The advantages are clear to me:
- Fully local processing, which feels better for privacy.
- Free and open-source, with features not tied to accounts or quotas.
- Screenshot OCR and PDF OCR both fit normal workflows well.
- Windows has both Paddle and Rapid paths, so you can adjust based on hardware.
- It has command-line and HTTP API support, so advanced users can automate it.
But it is not the final answer to every document problem:
- If you want very polished PDF-to-Markdown conversion, Umi-OCR is not the best fit.
- The Paddle version may be incompatible with older CPUs, and you may need to use Rapid instead.
- The interface has many features, so it may take a few minutes to understand each tab the first time you open it.
- Complex tables, formulas, and multi-column documents may still require a more specialized document parsing tool.

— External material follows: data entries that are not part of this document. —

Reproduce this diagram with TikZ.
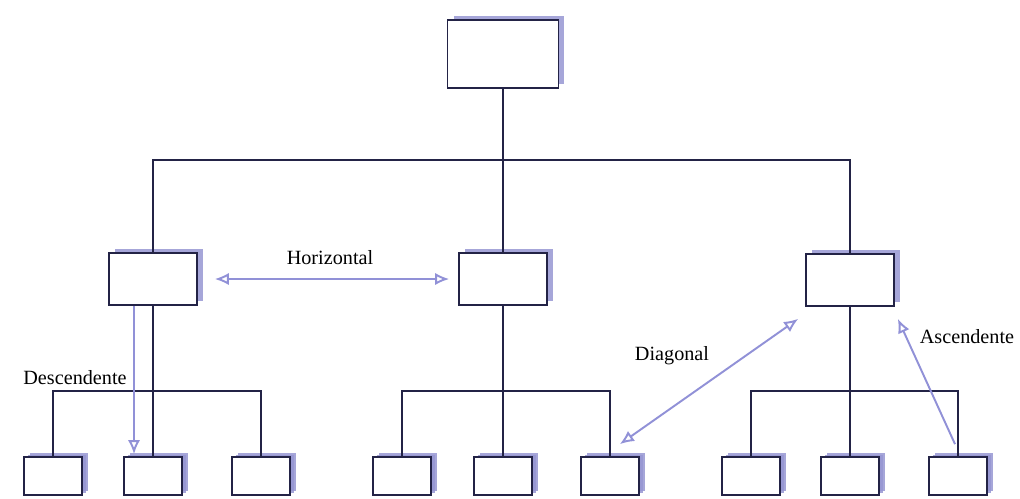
\documentclass[tikz,border=0pt]{standalone}
\usepackage{fontspec}
\setmainfont{Liberation Serif}
\usetikzlibrary{arrows.meta,shadows}
\definecolor{ink}{RGB}{35,35,70}
\definecolor{shade}{RGB}{150,150,210}
\definecolor{flowblue}{RGB}{145,145,215}
\tikzset{
  box/.style={draw=ink, line width=1pt, fill=white, inner sep=0pt,
    drop shadow={shadow xshift=0.12cm, shadow yshift=0.08cm, fill=shade, opacity=0.85}},
  topbox/.style={box, minimum width=2.22cm, minimum height=1.36cm},
  midbox/.style={box, minimum width=1.76cm, minimum height=1.04cm},
  lowbox/.style={box, minimum width=1.16cm, minimum height=0.76cm,
    drop shadow={shadow xshift=0.08cm, shadow yshift=0.05cm, fill=shade, opacity=0.85}},
  link/.style={draw=ink, line width=1pt},
  flow/.style={draw=flowblue, line width=1.1pt, {Latex[open,length=8pt,width=7pt]}-{Latex[open,length=8pt,width=7pt]}},
  oneway/.style={draw=flowblue, line width=1.1pt, -{Latex[open,length=8pt,width=7pt]}},
  tag/.style={font=\fontsize{11.5}{14}\selectfont, text=black}
}
\begin{document}
\begin{tikzpicture}[x=0.02cm,y=-0.02cm]
\useasboundingbox (0,0) rectangle (1020,498);

\node[topbox] (top) at (503,54) {};

\node[midbox] (m1) at (153,279) {};
\node[midbox] (m2) at (503,279) {};
\node[midbox] (m3) at (850,280) {};

\node[lowbox] (b1) at (53,476) {};
\node[lowbox] (b2) at (153,476) {};
\node[lowbox] (b3) at (261,476) {};
\node[lowbox] (b4) at (402,476) {};
\node[lowbox] (b5) at (503,476) {};
\node[lowbox] (b6) at (610,476) {};
\node[lowbox] (b7) at (751,476) {};
\node[lowbox] (b8) at (850,476) {};
\node[lowbox] (b9) at (958,476) {};

\coordinate (bar) at (503,160);

\draw[link] (top.south) -- (m2.north);
\draw[link] (m1.north) |- (bar) -| (m3.north);

\draw[link] (m1.south) -- (b2.north);
\draw[link] (b1.north) -- ++(0,-65) -| (b3.north);
\draw[link] (m2.south) -- (b5.north);
\draw[link] (b4.north) -- ++(0,-65) -| (b6.north);
\draw[link] (m3.south) -- (b8.north);
\draw[link] (b7.north) -- ++(0,-65) -| (b9.north);

\draw[oneway] ([xshift=-0.38cm]m1.south) -- ([xshift=-0.38cm,yshift=0.04cm]m1.south |- b2.north);
\draw[flow] ([xshift=0.34cm]m1.east) -- ([xshift=-0.18cm]m2.west);
\draw[flow] ([xshift=-0.4cm,yshift=0.24cm]b6.north east) -- ([xshift=-0.14cm,yshift=-0.24cm]m3.south west);
\draw[oneway] ([xshift=-0.06cm,yshift=0.24cm]b9.north) -- ([xshift=0.06cm,yshift=-0.24cm]m3.south east);

\node[tag] (lh) at (330,258) {Horizontal};
\node[tag] (ld) at (75,378) {Descendente};
\node[tag] (lg) at (672,356) {Diagonal};
\node[tag] (la) at (967,337) {Ascendente};
\end{tikzpicture}
\end{document}
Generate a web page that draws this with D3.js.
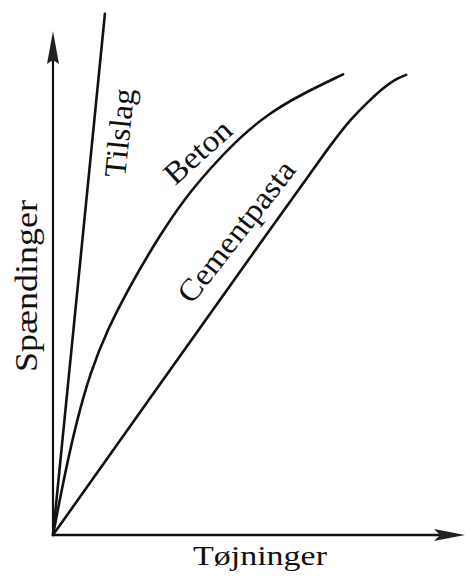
<!DOCTYPE html>
<html>
<head>
<meta charset="utf-8">
<title>Spændinger - Tøjninger</title>
<script src="https://cdn.jsdelivr.net/npm/d3@7"></script>
<style>
body{
	margin: 0;
	background: #fff;
}
.curve{
	fill: none;
	stroke: #111;
	stroke-width: 2.6;
	stroke-linecap: round;
}
.label{
	fill: #111;
}
</style>
</head>
<body>
<svg class="chart"></svg>

<script>

//data (strain / stress, arbitrary units)
var tilslagStrain = [0, 12.6];
var tilslagStress = [0, 103.4];

var betonStrain = [0, 2.9, 5.8, 9.0, 13.1, 18.7, 26.0, 32.0, 38.1, 45.4, 52.7, 60.0, 70.4];
var betonStress = [0, 12.3, 22.8, 32.1, 40.6, 49.5, 59.6, 66.8, 72.7, 79.0, 83.8, 87.3, 91.4];

var cementStrain = [0, 23.5, 47.8, 62.4, 68.0, 72.1, 76.2, 80.1, 83.5, 85.7];
var cementStress = [0, 27.1, 55.0, 71.7, 78.0, 82.2, 85.7, 88.6, 90.5, 91.3];

var curveNames = ["Tilslag", "Beton", "Cementpasta"];
var xTitle = "Tøjninger";
var yTitle = "Spændinger";

var serif = "'Liberation Serif', 'Times New Roman', Tinos, serif";

function toPoints(xs, ys){
	return xs.map(function(d, i){ return {x: d, y: ys[i]}; });
}

var series = [
	{name: curveNames[0], points: toPoints(tilslagStrain, tilslagStress), curve: d3.curveLinear},
	{name: curveNames[1], points: toPoints(betonStrain, betonStress), curve: d3.curveBasis},
	{name: curveNames[2], points: toPoints(cementStrain, cementStress), curve: d3.curveMonotoneX}
];

var width = 466;
var height = 576;

var svg = d3.select(".chart")
			.attr("width", width)
			.attr("height", height);

var xChart = d3.scaleLinear()
				.domain([0, 100])
				.range([53, 465]);

var yChart = d3.scaleLinear()
				.domain([0, 100])
				.range([535, 31]);

var xAxis = d3.axisBottom(xChart).tickValues([]).tickSizeOuter(0);
var yAxis = d3.axisLeft(yChart).tickValues([]).tickSizeOuter(0);

svg.append("g")
	.attr("class", "xAxis")
	.attr("transform", "translate(0," + yChart(0) + ")")
	.call(xAxis)
	.select(".domain")
		.attr("d", "M" + xChart(0) + ",0H" + (xChart(100) - 20))
		.attr("stroke", "#111")
		.attr("stroke-width", 2.6);

svg.append("g")
	.attr("class", "y axis")
	.attr("transform", "translate(" + xChart(0) + ",0)")
	.call(yAxis)
	.select(".domain")
		.attr("d", "M0," + yChart(0) + "V" + (yChart(100) + 20))
		.attr("stroke", "#111")
		.attr("stroke-width", 2.2);

// arrow heads at the ends of the axes
svg.append("path")
	.attr("transform", "translate(" + xChart(0) + "," + yChart(100) + ")")
	.attr("d", "M0,0L6,33L0,29L-6,33Z")
	.attr("fill", "#222");

svg.append("path")
	.attr("transform", "translate(" + xChart(100) + "," + yChart(0) + ")")
	.attr("d", "M0,0L-31,-6L-25,0L-31,6Z")
	.attr("fill", "#222");

var line = d3.line()
			.x(function(d){ return xChart(d.x); })
			.y(function(d){ return yChart(d.y); });

svg.selectAll(".curve")
	.data(series)
	.enter()
	.append("path")
	.attr("class", "curve")
	.attr("d", function(d){ return line.curve(d.curve)(d.points); });

// curve labels, placed along each curve
var curveLabels = [
	{text: curveNames[0], x: 17.5, y: 70.8, angle: -84, len: 89},
	{text: curveNames[1], x: 29.6, y: 69.2, angle: -42, len: 80},
	{text: curveNames[2], x: 33.7, y: 45.6, angle: -52, len: 171}
];

svg.selectAll(".curveLabel")
	.data(curveLabels)
	.enter()
	.append("text")
	.attr("class", "label curveLabel")
	.attr("font-family", serif)
	.attr("font-size", 31)
	.attr("textLength", function(d){ return d.len; })
	.attr("lengthAdjust", "spacingAndGlyphs")
	.attr("transform", function(d){
		return "translate(" + xChart(d.x) + "," + yChart(d.y) + ") rotate(" + d.angle + ")";
	})
	.text(function(d){ return d.text; });

svg.append("text")
	.attr("class", "label")
	.attr("font-family", serif)
	.attr("font-size", 28)
	.attr("textLength", 134)
	.attr("lengthAdjust", "spacingAndGlyphs")
	.attr("x", xChart(0) + 140)
	.attr("y", yChart(0) + 30)
	.text(xTitle);

svg.append("text")
	.attr("class", "label")
	.attr("font-family", serif)
	.attr("font-size", 31)
	.attr("textLength", 172)
	.attr("lengthAdjust", "spacingAndGlyphs")
	.attr("transform", "translate(" + (xChart(0) - 16) + "," + (yChart(0) - 163) + ") rotate(-90)")
	.text(yTitle);

</script>
</body>
</html>
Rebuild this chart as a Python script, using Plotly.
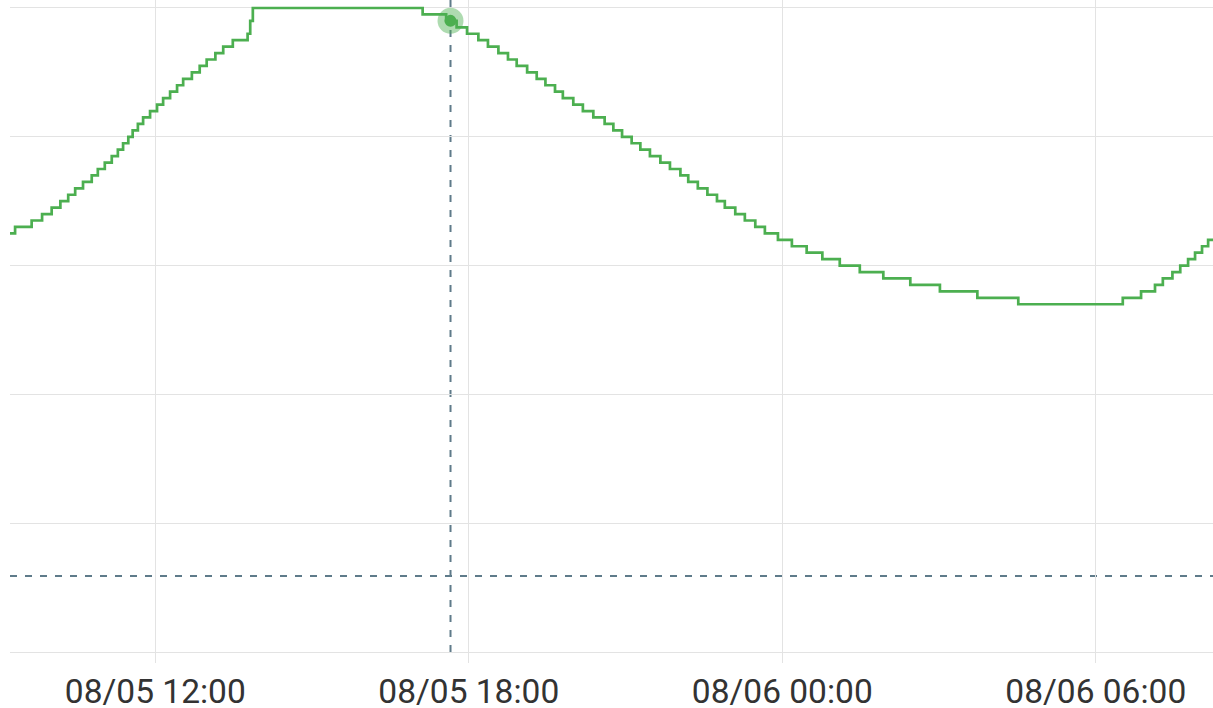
import plotly.graph_objects as go

# ---- data ----
times = [
    "2024-08-05 09:13", "2024-08-05 09:19", "2024-08-05 09:38", "2024-08-05 09:50",
    "2024-08-05 10:01", "2024-08-05 10:11", "2024-08-05 10:20", "2024-08-05 10:28",
    "2024-08-05 10:37", "2024-08-05 10:47", "2024-08-05 10:54", "2024-08-05 11:02",
    "2024-08-05 11:10", "2024-08-05 11:17", "2024-08-05 11:23", "2024-08-05 11:29",
    "2024-08-05 11:34", "2024-08-05 11:40", "2024-08-05 11:46", "2024-08-05 11:54",
    "2024-08-05 12:02", "2024-08-05 12:09", "2024-08-05 12:17", "2024-08-05 12:25",
    "2024-08-05 12:32", "2024-08-05 12:42", "2024-08-05 12:51", "2024-08-05 12:59",
    "2024-08-05 13:09", "2024-08-05 13:18", "2024-08-05 13:29", "2024-08-05 13:46",
    "2024-08-05 13:49", "2024-08-05 13:52", "2024-08-05 17:07", "2024-08-05 17:34",
    "2024-08-05 17:46", "2024-08-05 17:58", "2024-08-05 18:11", "2024-08-05 18:22",
    "2024-08-05 18:34", "2024-08-05 18:45", "2024-08-05 18:55", "2024-08-05 19:07",
    "2024-08-05 19:18", "2024-08-05 19:28", "2024-08-05 19:39", "2024-08-05 19:48",
    "2024-08-05 20:00", "2024-08-05 20:11", "2024-08-05 20:23", "2024-08-05 20:36",
    "2024-08-05 20:46", "2024-08-05 20:56", "2024-08-05 21:07", "2024-08-05 21:17",
    "2024-08-05 21:28", "2024-08-05 21:40", "2024-08-05 21:51", "2024-08-05 22:03",
    "2024-08-05 22:12", "2024-08-05 22:23", "2024-08-05 22:34", "2024-08-05 22:45",
    "2024-08-05 22:54", "2024-08-05 23:06", "2024-08-05 23:17", "2024-08-05 23:29",
    "2024-08-05 23:40", "2024-08-05 23:55", "2024-08-06 00:11", "2024-08-06 00:28",
    "2024-08-06 00:46", "2024-08-06 01:06", "2024-08-06 01:29", "2024-08-06 01:56",
    "2024-08-06 02:27", "2024-08-06 03:01", "2024-08-06 03:44", "2024-08-06 04:31",
    "2024-08-06 06:31", "2024-08-06 06:52", "2024-08-06 07:08", "2024-08-06 07:17",
    "2024-08-06 07:28", "2024-08-06 07:37", "2024-08-06 07:46", "2024-08-06 07:54",
    "2024-08-06 08:02", "2024-08-06 08:09", "2024-08-06 08:15",
]
values = [
    24.5, 24.6, 24.7, 24.8,
    24.9, 25.0, 25.1, 25.2,
    25.3, 25.4, 25.5, 25.6,
    25.7, 25.8, 25.9, 26.0,
    26.1, 26.2, 26.3, 26.4,
    26.5, 26.6, 26.7, 26.8,
    26.9, 27.0, 27.1, 27.2,
    27.3, 27.4, 27.5, 27.6,
    27.8, 28.0, 27.9, 27.8,
    27.7, 27.6, 27.5, 27.4,
    27.3, 27.2, 27.1, 27.0,
    26.9, 26.8, 26.7, 26.6,
    26.5, 26.4, 26.3, 26.2,
    26.1, 26.0, 25.9, 25.8,
    25.7, 25.6, 25.5, 25.4,
    25.3, 25.2, 25.1, 25.0,
    24.9, 24.8, 24.7, 24.6,
    24.5, 24.4, 24.3, 24.2,
    24.1, 24.0, 23.9, 23.8,
    23.7, 23.6, 23.5, 23.4,
    23.5, 23.6, 23.7, 23.8,
    23.9, 24.0, 24.1, 24.2,
    24.3, 24.4, 24.4,
]
tick_values = ["2024-08-05 12:00", "2024-08-05 18:00", "2024-08-06 00:00", "2024-08-06 06:00"]
tick_labels = ["08/05 12:00", "08/05 18:00", "08/06 00:00", "08/06 06:00"]
hover_time = "2024-08-05 17:39"
hover_value = 27.8
threshold = 19.18
x_range = ["2024-08-05 09:13:09", "2024-08-06 08:14:36"]
y_range = [18, 28.124]

GREEN = "#4caf50"
DASH = "#5f7b8a"

fig = go.Figure()
fig.add_trace(go.Scatter(
    x=times, y=values, mode="lines", line=dict(color=GREEN, width=2.7, shape="hv"),
    hoverinfo="skip", showlegend=False,
))
fig.add_trace(go.Scatter(
    x=[hover_time], y=[hover_value], mode="markers",
    marker=dict(size=26, color="rgba(76,175,80,0.45)", line=dict(width=0)),
    hoverinfo="skip", showlegend=False, cliponaxis=False,
))
fig.add_trace(go.Scatter(
    x=[hover_time], y=[hover_value], mode="markers",
    marker=dict(size=12, color=GREEN, line=dict(width=0)),
    hoverinfo="skip", showlegend=False, cliponaxis=False,
))

fig.add_shape(type="line", xref="x", yref="paper", x0=hover_time, x1=hover_time, y0=0, y1=1,
              line=dict(color=DASH, width=2, dash="7px,8px"), layer="below")
fig.add_shape(type="line", xref="paper", yref="y", x0=0, x1=1, y0=threshold, y1=threshold,
              line=dict(color=DASH, width=2, dash="7px,8px"), layer="below")

fig.update_layout(
    width=1213, height=708,
    margin=dict(l=10, r=0, t=0, b=56),
    paper_bgcolor="white", plot_bgcolor="white",
    font=dict(family="Roboto", color="#333333"),
)
fig.update_xaxes(
    type="date", range=x_range, tickvals=tick_values, ticktext=tick_labels,
    showgrid=True, gridcolor="#e3e3e3", gridwidth=1,
    ticks="outside", ticklen=10, tickcolor="#e3e3e3", tickwidth=1,
    showline=True, linecolor="#e3e3e3", linewidth=1,
    tickfont=dict(size=33.5, family="Roboto", color="#333333"),
    zeroline=False, fixedrange=True, automargin=False,
)
fig.update_yaxes(
    range=y_range, tick0=18, dtick=2, showticklabels=False,
    showgrid=True, gridcolor="#e3e3e3", gridwidth=1,
    zeroline=False, showline=False, ticks="", fixedrange=True, automargin=False,
)

fig.write_html("out.html", config={"displayModeBar": False},
               post_script="document.body.style.margin='0';document.body.style.overflow='hidden';")
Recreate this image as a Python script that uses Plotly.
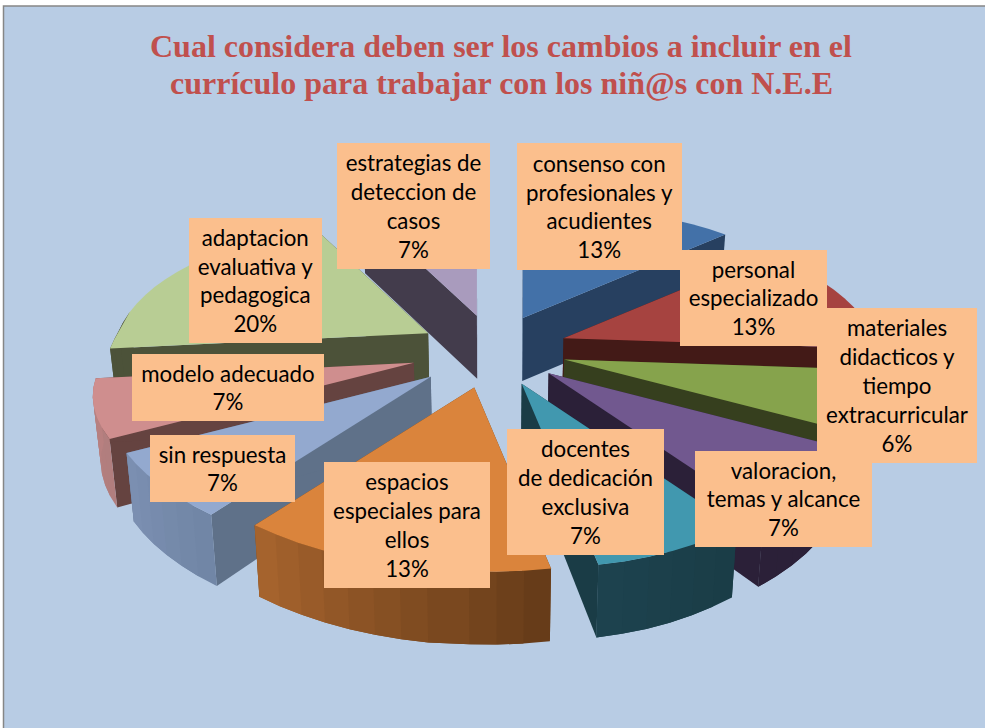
import math
import plotly.graph_objects as go

# ---- data ----
categories = ["consenso con<br>profesionales y<br>acudientes", "personal<br>especializado",
              "materiales<br>didacticos y<br>tiempo<br>extracurricular", "valoracion,<br>temas y alcance",
              "docentes<br>de dedicación<br>exclusiva", "espacios<br>especiales para<br>ellos",
              "sin respuesta", "modelo adecuado", "adaptacion<br>evaluativa y<br>pedagogica",
              "estrategias de<br>deteccion de<br>casos"]
values = [13, 13, 6, 7, 7, 13, 7, 7, 20, 7]
top_colors = ["#4371A8", "#A64340", "#86A34C", "#71588F", "#4198AF", "#DA843C", "#93A9CF", "#CF8E8E", "#B8CD94", "#A99BBD"]
cut_colors = ["#274060", "#431A17", "#363F1E", "#2B2038", "#1A3C46", "#6B4019", "#5F7189", "#654340", "#4C5239", "#433C4C"]
wall_start = ["#274060", "#431A17", "#363F1E", "#2B2038", "#1A3C46", "#643A18", "#7085A5", "#B07E7E", "#4C5239", "#433C4C"]
wall_end = ["#274060", "#431A17", "#363F1E", "#2B2038", "#1D434F", "#A8652E", "#7C90B2", "#B98080", "#4C5239", "#433C4C"]
draw_order = [9, 0, 8, 1, 7, 2, 6, 3, 4, 5]
title_lines = ["Cual considera deben ser los cambios a incluir en el",
               "currículo para trabajar con los niñ@s con N.E.E"]
# label boxes: left, right, top, bottom in page pixels
label_boxes = [(517, 682, 143, 270), (680, 827, 250, 346), (817, 977, 308, 463), (695, 872, 451, 547),
               (507, 664, 429, 555), (324, 490, 462, 588), (150, 295, 435, 502), (132, 324, 354, 421),
               (189, 322, 218, 343), (337, 490, 143, 269)]

# ---- projection of the exploded 3-D pie ----
CX, CY = 493, 350
R, RY, KX, KY, SHEAR, TWIST = 310, 141, 0.17, 0.23, 16, 22
DEPTH, STEP = 63, 4.0


def apex(mid):
    u, v = math.sin(mid), -math.cos(mid)
    ex = 82 if (u < 0 and v > 0) else (75 if u > 0 else 74)
    ey = 38 if v > 0 else 35
    return CX + ex * u - 6 * max(v, 0), CY + ey * v


def rim(ax, ay, t):
    u, v = math.sin(t), -math.cos(t)
    x = ax + R * u / (1 - KX * v) - SHEAR * max(v, 0) * (1.9 if u < 0 else 1)
    y = ay + RY * v / (1 - KY * v) + TWIST * u * max(v, 0)
    return x, y


def drop(p, v):
    return p[0] - 0.02 * (p[0] - CX), p[1] + DEPTH + 10 * max(v, 0)


def mix(a, b, f):
    ca = [int(a[i:i + 2], 16) for i in (1, 3, 5)]
    cb = [int(b[i:i + 2], 16) for i in (1, 3, 5)]
    return "#%02X%02X%02X" % tuple(round(x + (y - x) * f) for x, y in zip(ca, cb))


fig = go.Figure()


def poly(pts, color):
    fig.add_trace(go.Scatter(x=[p[0] for p in pts] + [pts[0][0]], y=[p[1] for p in pts] + [pts[0][1]],
                             mode="lines", fill="toself", fillcolor=color,
                             line=dict(color=color, width=0), hoverinfo="skip", showlegend=False))


total = sum(values)
cum = [sum(values[:i]) for i in range(len(values))]
for i in draw_order:
    a0 = 2 * math.pi * cum[i] / total
    a1 = 2 * math.pi * (cum[i] + values[i]) / total
    ax, ay = apex((a0 + a1) / 2)
    n = max(2, int(math.degrees(a1 - a0) / STEP))
    ts = [a0 + (a1 - a0) * k / n for k in range(n + 1)]
    arc = [rim(ax, ay, t) for t in ts]
    low = [drop(p, -math.cos(t)) for p, t in zip(arc, ts)]
    ab = drop((ax, ay), 0)
    # radial cut faces
    poly([(ax, ay), arc[0], low[0], ab], cut_colors[i])
    poly([(ax, ay), arc[-1], low[-1], ab], cut_colors[i])
    # outer wall: only the part that faces the viewer; each band overlaps the next to hide seams
    for k in range(n):
        if -math.cos(ts[k]) < -0.05 and -math.cos(ts[k + 1]) < -0.05:
            continue
        e = min(k + 2, n)
        poly(arc[k:e + 1] + low[k:e + 1][::-1], mix(wall_start[i], wall_end[i], (k + 0.5) / n))
    # top face
    poly([(ax, ay)] + arc, top_colors[i])

# ---- text ----
annotations = [dict(text=line, x=501, y=y, xref="x", yref="y", xanchor="center", yanchor="middle", showarrow=False,
                    font=dict(family="Liberation Serif", size=32, color="#C0504D"))
               for line, y in zip(["<b>%s</b>" % t for t in title_lines], (46, 83))]
for name, val, (x0, x1, y0, y1) in zip(categories, values, label_boxes):
    annotations.append(dict(text="%s<br>%d%%" % (name, val), x=x0, y=y0, xref="x", yref="y",
                            xanchor="left", yanchor="top", width=x1 - x0, height=y1 - y0,
                            align="center", valign="middle", showarrow=False, bgcolor="#FBBF8D",
                            borderpad=0, borderwidth=0,
                            font=dict(family="Lato", size=22.3, color="#000000")))

fig.update_layout(
    width=985, height=728, autosize=False, margin=dict(l=0, r=0, t=0, b=0),
    paper_bgcolor="white", plot_bgcolor="rgba(0,0,0,0)", showlegend=False,
    xaxis=dict(range=[0, 985], visible=False, fixedrange=True),
    yaxis=dict(range=[728, 0], visible=False, fixedrange=True),
    annotations=annotations,
    shapes=[dict(type="rect", xref="x", yref="y", x0=3.5, x1=995, y0=6, y1=740, layer="below",
                 fillcolor="#B8CCE4", line=dict(color="#868686", width=1.5))],
)
fig.write_html("out.html", config={"displayModeBar": False},
               post_script="document.body.style.margin='0';")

For me, Umi-OCR feels like a "regular toolbox" utility. When I need to quickly grab text from a screenshot or PDF, it feels safer than opening an online OCR service. When I need more advanced structured document parsing, I would hand the task to tools like MinerU.
Conclusion
If you often need to extract text from screenshots, scans, PDFs, or images, and you do not want to upload documents to online OCR services, Umi-OCR is worth adding to your toolbox. Its strength is not flashiness, but offline use, direct operation, and a complete feature set.
I would especially recommend it to these people:
- People who often organize text from screenshots.
- Students, researchers, or office users who need to process scanned PDFs.
- Developers who want to connect OCR to automation workflows.
- People who care about document privacy and do not want to rely on cloud OCR.
When downloading, just remember: on newer Windows computers, you can try the Paddle version first; if you run into compatibility issues or your computer is older, switch to the Rapid version. That should help you avoid most first-use issues.